**EXERCISE TASK**
Nothing but the lines from the top of the data to the line holding "CartesianGrid, XAxis, YAxis" should be printed, word for word and both ends included; leave the pictures out.

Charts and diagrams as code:
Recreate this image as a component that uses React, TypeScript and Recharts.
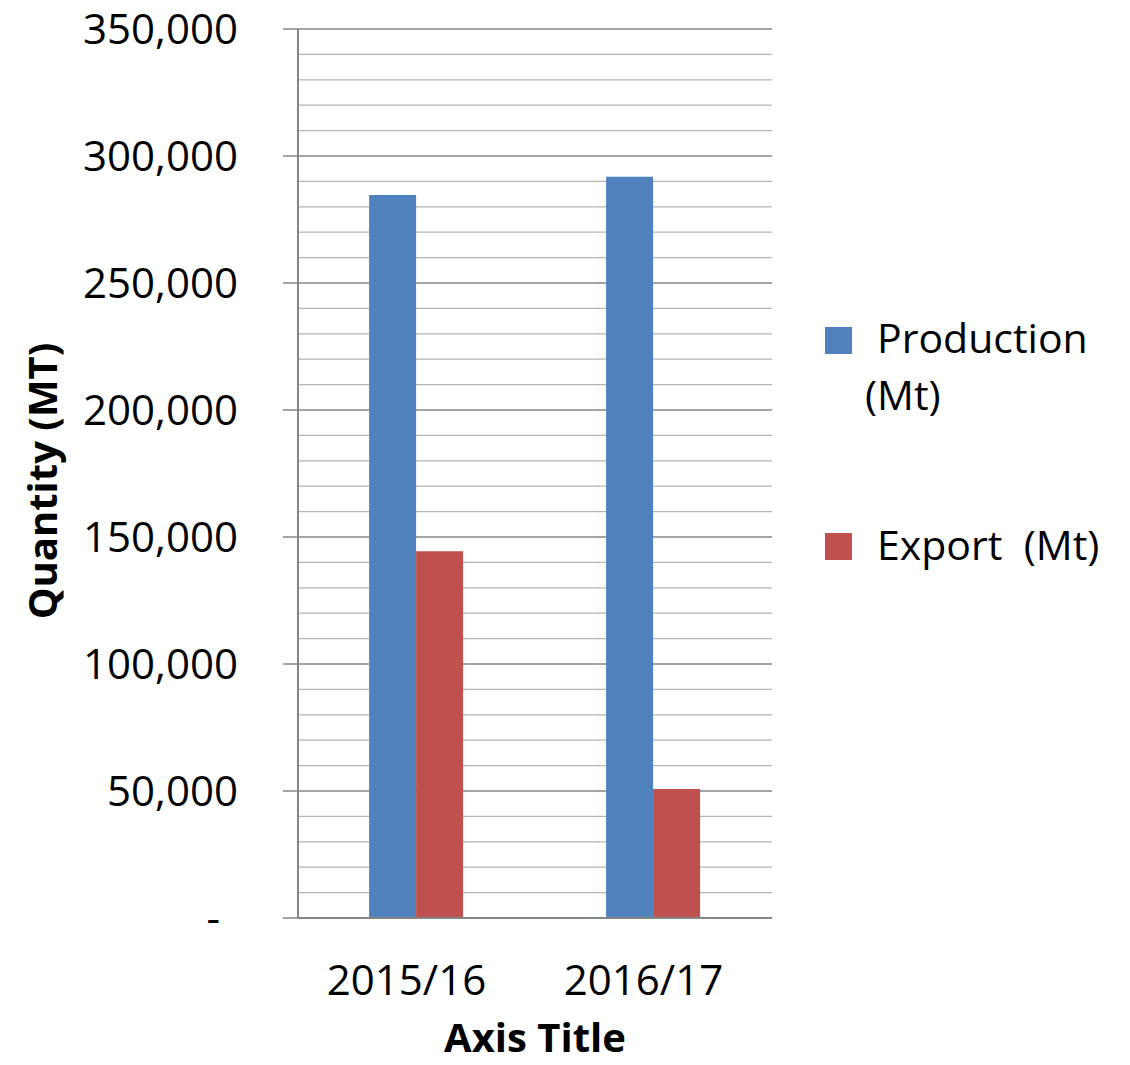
import { Bar, BarChart, CartesianGrid, XAxis, YAxis } from "recharts";

const categories = ["2015/16", "2016/17"];
const production = [284600, 291800];
const exportQty = [144400, 50800];
const majorTicks = [0, 50000, 100000, 150000, 200000, 250000, 300000, 350000];
const minorTicks = [
  10000, 20000, 30000, 40000, 60000, 70000, 80000, 90000, 110000, 120000, 130000, 140000,
  160000, 170000, 180000, 190000, 210000, 220000, 230000, 240000, 260000, 270000, 280000,
  290000, 310000, 320000, 330000, 340000,
];

const BLUE = "#4f81bd";
const RED = "#c0504d";
const AXIS = "#868686";
const FONT = "'Open Sans', sans-serif";

const data = categories.map((c, i) => ({
  name: c,
  production: production[i],
  export: exportQty[i],
}));

function YTick(props: any) {
  const { x, y, payload } = props;
  const v = Number(payload.value);
  const label = v === 0 ? "-" : v.toLocaleString("en-US");
  return (
    <text x={v === 0 ? x - 18 : x} y={y} dy="0.355em" textAnchor="end" fontSize={42} fill="#000" fontFamily={FONT}>
      {label}
    </text>
  );
}

function XTick(props: any) {
  const { x, y, payload } = props;
  return (
    <text x={x - 10} y={y} dy="0.71em" textAnchor="middle" fontSize={42} fill="#000" fontFamily={FONT}>
      {payload.value}
    </text>
  );
}

function XTitle(props: any) {
  const { viewBox } = props;
  const cx = viewBox.x + viewBox.width / 2;
  return (
    <text x={cx} y={1052} textAnchor="middle" fontSize={40} fontWeight="bold" fill="#000" fontFamily={FONT}>
      Axis Title
    </text>
  );
}

function YTitle() {
  return (
    <text
      x={0}
      y={0}
      transform="translate(57, 481) rotate(-90)"
      textAnchor="middle"
      fontSize={40}
      fontWeight="bold"
      fill="#000"
      fontFamily={FONT}
    >
      Quantity (MT)
    </text>
  );
}

// legend drawn as an overlay so it doesn't eat into the plot area
function LegendBox() {
  const txt = { fontSize: 41, fill: "#000", fontFamily: FONT, whiteSpace: "pre" as const };
  return (
    <svg width={330} height={300} style={{ position: "absolute", left: 800, top: 300 }}>
      <rect x={25} y={27} width={27} height={27} fill={BLUE} />
      <text x={77} y={53} style={txt}>Production</text>
      <text x={65} y={110} style={txt}>(Mt)</text>
      <rect x={25} y={233} width={27} height={27} fill={RED} />
      <text x={77} y={260} style={txt}>Export  (Mt)</text>
    </svg>
  );
}

export default function App() {
  return (
    <div style={{ position: "absolute", left: 0, top: 0, width: 1130, height: 1065, background: "#fff", fontFamily: FONT }}>
      <BarChart
        width={1130}
        height={1065}
        data={data}
        margin={{ top: 29, right: 358, bottom: 0, left: 0 }}
        barCategoryGap="30%"
        barGap={0}
      >
        <CartesianGrid horizontalValues={minorTicks} vertical={false} stroke="#b4b4b4" strokeWidth={1.3} />
        <CartesianGrid horizontalValues={majorTicks} vertical={false} stroke={AXIS} strokeWidth={1.5} />
        <XAxis
          dataKey="name"
          height={147}
          axisLine={{ stroke: AXIS, strokeWidth: 2 }}
          tickLine={false}
          tickSize={0}
          tickMargin={47}
          tick={<XTick />}
          label={<XTitle />}
        />
        <YAxis
          width={298}
          domain={[0, 350000]}
          ticks={majorTicks}
          interval={0}
          tickSize={15}
          tickMargin={45}
          axisLine={{ stroke: AXIS, strokeWidth: 2 }}
          tickLine={{ stroke: AXIS, strokeWidth: 1.5 }}
          tick={<YTick />}
          label={<YTitle />}
        />
        <Bar dataKey="production" name="Production (Mt)" fill={BLUE} isAnimationActive={false} />
        <Bar dataKey="export" name="Export  (Mt)" fill={RED} isAnimationActive={false} />
      </BarChart>
      <LegendBox />
    </div>
  );
}
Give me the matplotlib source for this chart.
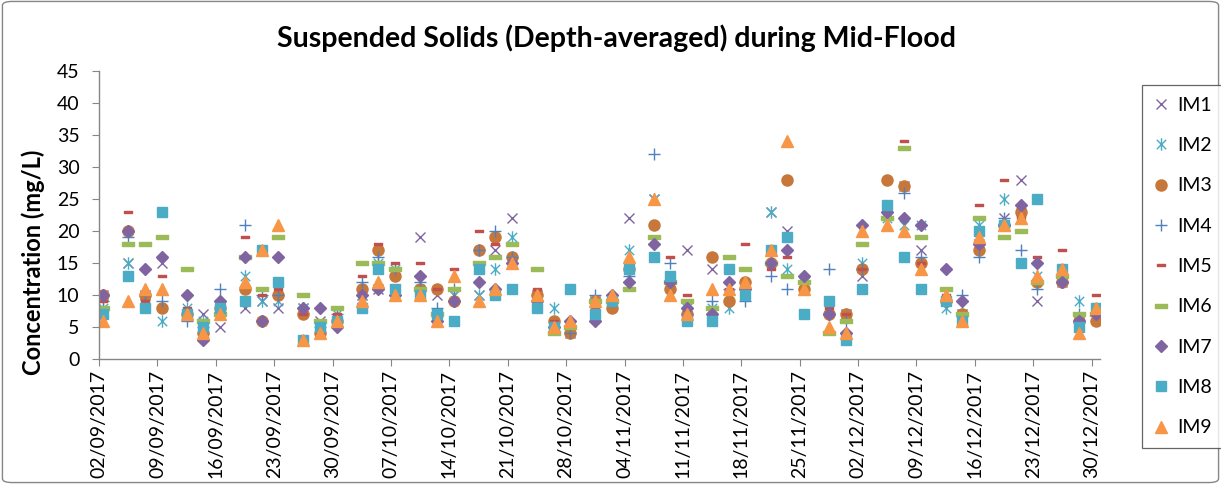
import matplotlib
matplotlib.use("Agg")
import matplotlib.pyplot as plt
import matplotlib.dates as mdates
from matplotlib.path import Path
from matplotlib.patches import FancyBboxPatch
import numpy as np
import pandas as pd

plt.rcParams["font.family"] = ["Lato", "DejaVu Sans"]

# sampling dates (Sat / Tue / Thu)
dates = [
    "2017-09-02", "2017-09-05", "2017-09-07", "2017-09-09", "2017-09-12", "2017-09-14", "2017-09-16",
    "2017-09-19", "2017-09-21", "2017-09-23", "2017-09-26", "2017-09-28", "2017-09-30",
    "2017-10-03", "2017-10-05", "2017-10-07", "2017-10-10", "2017-10-12", "2017-10-14",
    "2017-10-17", "2017-10-19", "2017-10-21", "2017-10-24", "2017-10-26", "2017-10-28",
    "2017-10-31", "2017-11-02", "2017-11-04", "2017-11-07", "2017-11-09", "2017-11-11",
    "2017-11-14", "2017-11-16", "2017-11-18", "2017-11-21", "2017-11-23", "2017-11-25",
    "2017-11-28", "2017-11-30", "2017-12-02", "2017-12-05", "2017-12-07", "2017-12-09",
    "2017-12-12", "2017-12-14", "2017-12-16", "2017-12-19", "2017-12-21", "2017-12-23",
    "2017-12-26", "2017-12-28", "2017-12-30",
]

im1 = [10, 15, 10, 15, 7, 7, 5, 8, 9, 8, 8, 6, 6, 10, 11, 11, 19, 10, 10, 10, 17, 22, 10, 5, 4,
       9, 9, 22, 25, 12, 17, 14, 10, 10, 23, 20, 12, 8, 7, 13, 23, 27, 17, 9, 7, 18, 22, 28, 9, 12, 6, 7]
im2 = [8, 15, 10, 6, 8, 6, 8, 13, 9, 9, 8, 5, 7, 10, 15, 14, 11, 7, 10, 10, 14, 19, 10, 8, 5,
       9, 9, 17, 25, 12, 8, 8, 8, 10, 23, 14, 12, 8, 7, 15, 22, 21, 21, 8, 7, 21, 25, 23, 13, 13, 9, 7]
im3 = [10, 20, 10, 8, 7, 4, 8, 11, 6, 10, 7, 4, 6, 11, 17, 13, 11, 11, 9, 17, 19, 16, 10, 6, 4,
       9, 8, 14, 21, 11, 7, 16, 9, 12, 15, 28, 11, 7, 7, 14, 28, 27, 15, 9, 7, 17, 21, 23, 12, 12, 6, 6]
im4 = [9, 19, 10, 9, 6, 5, 11, 21, 10, 10, 8, 5, 7, 12, 16, 14, 12, 8, 11, 17, 20, 16, 9, 5, 4,
       10, 9, 13, 32, 15, 7, 9, 11, 9, 13, 11, 12, 14, 6, 14, 22, 26, 16, 9, 10, 16, 22, 17, 11, 13, 7, 7]
im5 = [9, 23, 9, 13, 8, 4, 8, 19, 10, 11, 7, 4, 7, 13, 18, 15, 15, 11, 14, 20, 18, 15, 11, 6, 5,
       8, 9, 14, 19, 16, 10, 8, 11, 18, 14, 16, 12, 8, 7, 14, 22, 34, 15, 10, 7, 24, 28, 22, 16, 17, 6, 10]
im6 = [8, 18, 18, 19, 14, 6, 7, 16, 11, 19, 10, 6, 8, 15, 15, 14, 11, 7, 11, 15, 16, 18, 14, 4, 5,
       9, 9, 11, 19, 12, 9, 8, 16, 14, 15, 13, 12, 4, 6, 18, 22, 33, 19, 11, 7, 22, 19, 20, 12, 13, 7, 7]
im7 = [10, 20, 14, 16, 10, 3, 9, 16, 6, 16, 8, 8, 5, 10, 11, 10, 13, 6, 9, 12, 11, 15, 9, 5, 6,
       6, 10, 12, 18, 12, 8, 7, 12, 11, 15, 17, 13, 7, 4, 21, 23, 22, 21, 14, 9, 18, 21, 24, 15, 12, 6, 7]
im8 = [7, 13, 8, 23, 7, 5, 8, 9, 17, 12, 3, 5, 6, 8, 14, 11, 10, 7, 6, 14, 10, 11, 8, 5, 11,
       7, 9, 14, 16, 13, 6, 6, 14, 10, 17, 19, 7, 9, 3, 11, 24, 16, 11, 9, 6, 20, 21, 15, 25, 14, 5, 8]
im9 = [6, 9, 11, 11, 7, 4, 7, 12, 17, 21, 3, 4, 6, 9, 12, 10, 10, 6, 13, 9, 11, 15, 10, 5, 6,
       9, 10, 16, 25, 10, 7, 11, 11, 12, 17, 34, 11, 5, 4, 20, 21, 20, 14, 10, 6, 19, 21, 22, 13, 14, 4, 8]

labels = ["IM1", "IM2", "IM3", "IM4", "IM5", "IM6", "IM7", "IM8", "IM9"]
series = [im1, im2, im3, im4, im5, im6, im7, im8, im9]

# marker shapes in the Excel style
asterisk = Path(
    [(0, -1), (0, 1), (-0.75, -0.75), (0.75, 0.75), (-0.75, 0.75), (0.75, -0.75)],
    [Path.MOVETO, Path.LINETO, Path.MOVETO, Path.LINETO, Path.MOVETO, Path.LINETO],
)
bar = Path([(-1, -0.3), (1, -0.3), (1, 0.3), (-1, 0.3), (-1, -0.3)],
           [Path.MOVETO, Path.LINETO, Path.LINETO, Path.LINETO, Path.CLOSEPOLY])

styles = [
    dict(marker="x", color="#8064A2", ms=7, mew=1.0),
    dict(marker=asterisk, color="#4BACC6", ms=9, mew=1.0, mfc="none"),
    dict(marker="o", color="#C8773A", ms=8),
    dict(marker="+", color="#4F81BD", ms=9, mew=1.0),
    dict(marker=bar, color="#C0504D", ms=5.5),
    dict(marker=bar, color="#9BBB59", ms=9),
    dict(marker="D", color="#8064A2", ms=6.5),
    dict(marker="s", color="#4BACC6", ms=7.5),
    dict(marker="^", color="#F79646", ms=8.5),
]

x = pd.to_datetime(dates) + pd.Timedelta(hours=12)

fig = plt.figure(figsize=(12.21, 4.84), dpi=100)
ax = fig.add_axes([99 / 1221, 1 - 359 / 484, 1001 / 1221, 288 / 484])

for lab, vals, st in zip(labels, series, styles):
    kw = dict(st)
    col = kw.pop("color")
    ax.plot(x, vals, linestyle="none", color=col, mec=col,
            mfc=kw.pop("mfc", col), label=lab, **kw)

ax.set_ylim(0, 45)
ax.set_yticks(np.arange(0, 46, 5))
ax.set_xlim(pd.Timestamp("2017-09-02"), pd.Timestamp("2017-12-31"))
ax.set_xticks(pd.date_range("2017-09-02", "2017-12-30", freq="7D"))
ax.xaxis.set_major_formatter(mdates.DateFormatter("%d/%m/%Y"))
for lbl in ax.get_xticklabels():
    lbl.set_rotation(90)

for side in ("top", "right"):
    ax.spines[side].set_visible(False)
for side in ("left", "bottom"):
    ax.spines[side].set_color("#868686")
    ax.spines[side].set_linewidth(1.0)
ax.tick_params(axis="both", direction="out", color="#868686", length=5,
               labelsize=14, labelcolor="black")
ax.tick_params(axis="y", pad=9)
ax.tick_params(axis="x", pad=3)

ax.set_ylabel("Concentration (mg/L)", fontsize=17, fontweight="bold")
ax.yaxis.set_label_coords(-0.054, 0.337)
fig.text(0.505, 1 - 38 / 484, "Suspended Solids (Depth-averaged) during Mid-Flood",
         ha="center", va="center", fontsize=20.5, fontweight="bold")

leg = fig.legend(loc="upper left", bbox_to_anchor=(1142 / 1221, 1 - 85 / 484),
                 frameon=True, fancybox=False, fontsize=14, labelspacing=1.2,
                 handlelength=0.8, handletextpad=0.4, borderpad=0.6,
                 borderaxespad=0, numpoints=1)
leg.get_frame().set_edgecolor("#404040")
leg.get_frame().set_linewidth(0.9)

fig.patches.append(FancyBboxPatch((0.002, 0.003), 0.996, 0.994,
                                  boxstyle="round,pad=0,rounding_size=0.008",
                                  transform=fig.transFigure, fill=False,
                                  edgecolor="#868686", linewidth=1.0))

fig.savefig("out.png", dpi=100)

**REPLY TO THE EXERCISE**
Recreate this image as a component that uses React, TypeScript and Recharts.
import { Bar, BarChart, CartesianGrid, XAxis, YAxis } from "recharts";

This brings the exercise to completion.